After making their mark at the Table de Castigno in Assignan, chef duo Stephan Paroche and Justine Viano have opened a new chapter in their culinary career. Since Thursday April 10, they have been at the helm of the Calice restaurant, nestled in the heart of Béziers. It's an address that embodies their committed culinary philosophy and their desire to create a place that's lively, warm and deeply rooted in its region.
From Castigno to Calice: a thoughtful transition
At the beginning of the year, the chefs were approached by the LJ hotel group, a local player that invests in establishments with character and is involved in the economic life of the region. At the same time, the Castigno estate decided to put an end to its gastronomic activities. The opportunity made sense: " We thought it would be interesting to join this Biterrois group, which supports local projects ," explains Stephan Paroche.

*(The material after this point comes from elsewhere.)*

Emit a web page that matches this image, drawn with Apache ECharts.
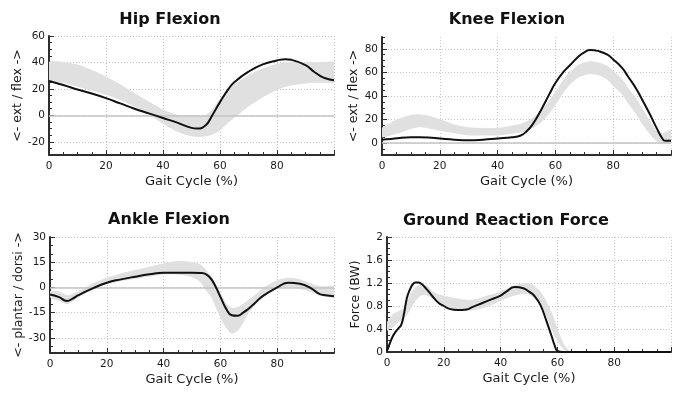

Housed in a completely renovated 1920s rotunda, Calice is an atypical showcase. The custom-designed kitchen is conceived as a place for sharing. " We bring our customers into the kitchen to talk with them. We need that closeness," argues Stephan Paroche.

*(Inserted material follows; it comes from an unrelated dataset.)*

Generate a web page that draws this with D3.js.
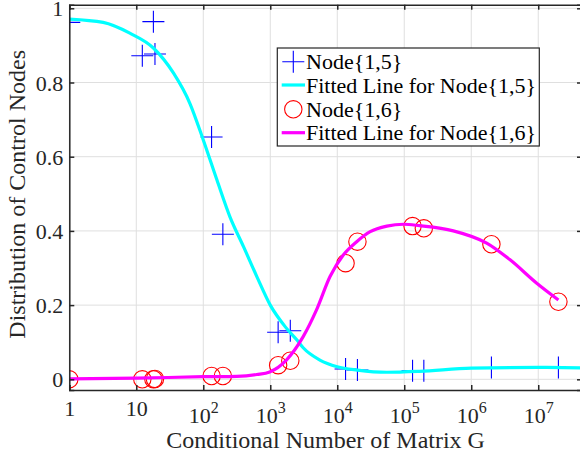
<!DOCTYPE html>
<html>
<head>
<meta charset="utf-8">
<script src="https://cdn.jsdelivr.net/npm/d3@7"></script>
<style>
  html, body { margin: 0; padding: 0; background: #fff; }
  svg { display: block; }
</style>
</head>
<body>
<svg id="chart" width="580" height="460"></svg>
<script>
// Measured samples: condition number of G vs. share of control nodes
const node15X = [1, 12.3, 19, 18, 133, 196, 1310, 1990, 13300, 20000, 133000, 196000, 2000000, 20000000];
const node15Y = [0.962, 0.872, 0.877, 0.964, 0.653, 0.391, 0.127, 0.131, 0.028, 0.025, 0.023, 0.023, 0.032, 0.032];

const node16X = [1, 12.3, 18, 19, 133, 196, 1310, 1990, 13300, 20000, 133000, 196000, 2000000, 20000000];
const node16Y = [0, 0, 0, 0.001, 0.009, 0.009, 0.038, 0.050, 0.313, 0.371, 0.413, 0.407, 0.364, 0.209];

// Fitted curves, sampled along the x axis
const fit15X = [1, 3.2, 8, 18, 36, 63, 100, 160, 250, 400, 630, 1000, 1700, 2500, 3100, 5500, 10000, 20000, 55000, 170000, 1000000, 10000000, 45000000];
const fit15Y = [0.971, 0.962, 0.933, 0.893, 0.825, 0.744, 0.645, 0.537, 0.438, 0.357, 0.277, 0.200, 0.140, 0.106, 0.085, 0.052, 0.034, 0.025, 0.019, 0.0215, 0.030, 0.032, 0.031];

const fit16X = [1, 10, 100, 316, 630, 980, 1740, 3100, 4900, 7800, 12300, 19500, 31000, 55000, 98000, 170000, 540000, 1700000, 3800000, 9500000, 20000000];
const fit16Y = [0.001, 0.003, 0.007, 0.008, 0.013, 0.020, 0.052, 0.115, 0.187, 0.277, 0.335, 0.371, 0.398, 0.413, 0.418, 0.414, 0.400, 0.367, 0.322, 0.259, 0.214];

const xTickValues = [1, 10, 100, 1000, 1e4, 1e5, 1e6, 1e7];
const yTickValues = [0, 0.2, 0.4, 0.6, 0.8, 1];
const yTickLabels = ["0", "0.2", "0.4", "0.6", "0.8", "1"];

const legendLabels = ["Node{1,5}", "Fitted Line for Node{1,5}", "Node{1,6}", "Fitted Line for Node{1,6}"];

const xTitle = "Conditional Number of Matrix G";
const yTitle = "Distribution of Control Nodes";

// Layout
const plot = { left: 69.3, right: 582, top: 4.7, bottom: 390 };
const axisColor = "#262626";
const gridColor = "#dfdfdf";
const serif = "Liberation Serif";

const svg = d3.select("#chart");

const x = d3.scaleLog().domain([1, 4.5e7]).range([plot.left, plot.right]);
const y = d3.scaleLinear().domain([-0.0288, 1.0097]).range([plot.bottom, plot.top]);

// Grid
const grid = svg.append("g");
grid.selectAll("line.vx").data(xTickValues).join("line")
  .attr("x1", d => x(d)).attr("x2", d => x(d))
  .attr("y1", plot.top).attr("y2", plot.bottom)
  .attr("stroke", gridColor).attr("stroke-width", 1);
grid.selectAll("line.hy").data(yTickValues).join("line")
  .attr("x1", plot.left).attr("x2", plot.right)
  .attr("y1", d => y(d)).attr("y2", d => y(d))
  .attr("stroke", gridColor).attr("stroke-width", 1);

// Data layers
svg.append("defs").append("clipPath").attr("id", "plotclip")
  .append("rect").attr("x", plot.left).attr("y", plot.top)
  .attr("width", plot.right - plot.left).attr("height", plot.bottom - plot.top);

const layer = svg.append("g").attr("clip-path", "url(#plotclip)");

const plusPath = "M-11,0H11M0,-11V11";

const line = d3.line()
  .x(d => x(d[0])).y(d => y(d[1]))
  .curve(d3.curveMonotoneX);

// Node{1,5} markers
layer.append("g").selectAll("path").data(d3.zip(node15X, node15Y)).join("path")
  .attr("transform", d => `translate(${x(d[0])},${y(d[1])})`)
  .attr("d", plusPath)
  .attr("fill", "none").attr("stroke", "#0000ff").attr("stroke-width", 1.1);

// Fit for Node{1,5}
layer.append("path").datum(d3.zip(fit15X, fit15Y))
  .attr("d", line).attr("fill", "none")
  .attr("stroke", "#00ffff").attr("stroke-width", 3.2);

// Node{1,6} markers
layer.append("g").selectAll("circle").data(d3.zip(node16X, node16Y)).join("circle")
  .attr("cx", d => x(d[0])).attr("cy", d => y(d[1])).attr("r", 8.7)
  .attr("fill", "none").attr("stroke", "#ff0000").attr("stroke-width", 1.1);

// Fit for Node{1,6}
layer.append("path").datum(d3.zip(fit16X, fit16Y))
  .attr("d", line).attr("fill", "none")
  .attr("stroke", "#ff00ff").attr("stroke-width", 3.2);

// Axes box with inward ticks
const fontSize = 22;
const bottomAxis = d3.axisBottom(x).tickValues(xTickValues).tickSize(-5).tickFormat("");
const topAxis = d3.axisTop(x).tickValues(xTickValues).tickSize(-5).tickFormat("");
const leftAxis = d3.axisLeft(y).tickValues(yTickValues).tickSize(-5).tickPadding(6)
  .tickFormat((d, i) => yTickLabels[i]);
const rightAxis = d3.axisRight(y).tickValues(yTickValues).tickSize(-5).tickFormat("");

function styleAxis(g) {
  g.select(".domain").attr("stroke", axisColor).attr("stroke-width", 1.5);
  g.selectAll(".tick line").attr("stroke", axisColor).attr("stroke-width", 1.5);
  g.attr("font-family", null).attr("font-size", null);
}

const gB = svg.append("g").attr("transform", `translate(0,${plot.bottom})`).call(bottomAxis).call(styleAxis);
svg.append("g").attr("transform", `translate(0,${plot.top})`).call(topAxis).call(styleAxis);
const gL = svg.append("g").attr("transform", `translate(${plot.left},0)`).call(leftAxis).call(styleAxis);
svg.append("g").attr("transform", `translate(${plot.right},0)`).call(rightAxis).call(styleAxis);

gL.selectAll(".tick text")
  .style("font-family", serif).style("font-size", fontSize + "px").attr("fill", axisColor)
  .attr("dy", null).attr("y", 7.5);

// x tick labels: 1, 10, then powers of ten with superscripts
gB.selectAll(".tick").each(function (d) {
  const t = d3.select(this);
  t.selectAll("text").remove();
  const exp = Math.round(Math.log10(d));
  const label = t.append("text").attr("text-anchor", "middle")
    .style("font-family", serif).style("font-size", fontSize + "px").attr("fill", axisColor);
  if (exp < 2) {
    label.attr("y", 26).text(String(d));
  } else {
    label.attr("y", 32.7);
    label.append("tspan").text("10");
    label.append("tspan").style("font-size", "16px").attr("dy", -9.4).text(String(exp));
  }
});

// Axis titles
svg.append("text")
  .attr("x", (plot.left + 580) / 2 + 1).attr("y", 448)
  .attr("text-anchor", "middle")
  .style("font-family", serif).style("font-size", "24px").attr("fill", axisColor)
  .text(xTitle);

svg.append("text")
  .attr("transform", `translate(25,${(plot.top + plot.bottom) / 2 - 3}) rotate(-90)`)
  .attr("text-anchor", "middle")
  .style("font-family", serif).style("font-size", "24px").attr("fill", axisColor)
  .text(yTitle);

// Legend
const lg = svg.append("g");
lg.append("rect")
  .attr("x", 277.3).attr("y", 48).attr("width", 262).attr("height", 98)
  .attr("fill", "#fff").attr("stroke", axisColor).attr("stroke-width", 1.2);

const rowY = [61.7, 85, 109.3, 132.7];
const symX = 293.3;

lg.append("path").attr("transform", `translate(${symX},${rowY[0]})`)
  .attr("d", plusPath).attr("fill", "none").attr("stroke", "#0000ff").attr("stroke-width", 1.1);
lg.append("line").attr("x1", 281.7).attr("x2", 305).attr("y1", rowY[1]).attr("y2", rowY[1])
  .attr("stroke", "#00ffff").attr("stroke-width", 3.2);
lg.append("circle").attr("cx", symX).attr("cy", rowY[2]).attr("r", 8.7)
  .attr("fill", "none").attr("stroke", "#ff0000").attr("stroke-width", 1.1);
lg.append("line").attr("x1", 281.7).attr("x2", 305).attr("y1", rowY[3]).attr("y2", rowY[3])
  .attr("stroke", "#ff00ff").attr("stroke-width", 3.2);

lg.selectAll("text.lab").data(legendLabels).join("text")
  .attr("class", "lab")
  .attr("x", 306).attr("y", (d, i) => rowY[i] + 7.5)
  .style("font-family", serif).style("font-size", fontSize + "px").attr("fill", "#000")
  .text(d => d);
</script>
</body>
</html>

Everything has been redesigned to create a welcoming cocoon, a green interlude in the heart of the city. With its 28 covers, the restaurant aims to offer an intimate experience, both elegant and warm.
A cuisine of links, always in a short circuit
The chefs may have moved, but their philosophy remains the same. Ultra-local products, daily freshness, close relationships with producers: Justine Viano and Stephan Paroche are pursuing their commitment to living gastronomy. " We've kept many of the Castigno producers, and met some new ones. We get deliveries every day. "
This commitment is reflected on the plate with precise, inspired creations: guinea fowl from Olivier Velut of Viandes éthiques in Frontignan, cooked in its entirety: stuffed neck, roasted leg, foie gras parfait, barbecued breast, all spiced up with a sea urchin jus, accompanied by a chard raviole; or the chimera ofgreen and white asparagus, cooked in binchotan, glazed in fir vinegar, with a tandoori asparagus tail jelly, wild garlic and a smoked yogurt bubble that bursts in the mouth. The restaurant also offers an 800-strong wine list featuring natural and organic wines.
eventually, Justine Viano and Stephan Paroche would like to push the envelope even further, turning Calice into an "urban garden, a corner of nature in the city" of Béziers. To be continued!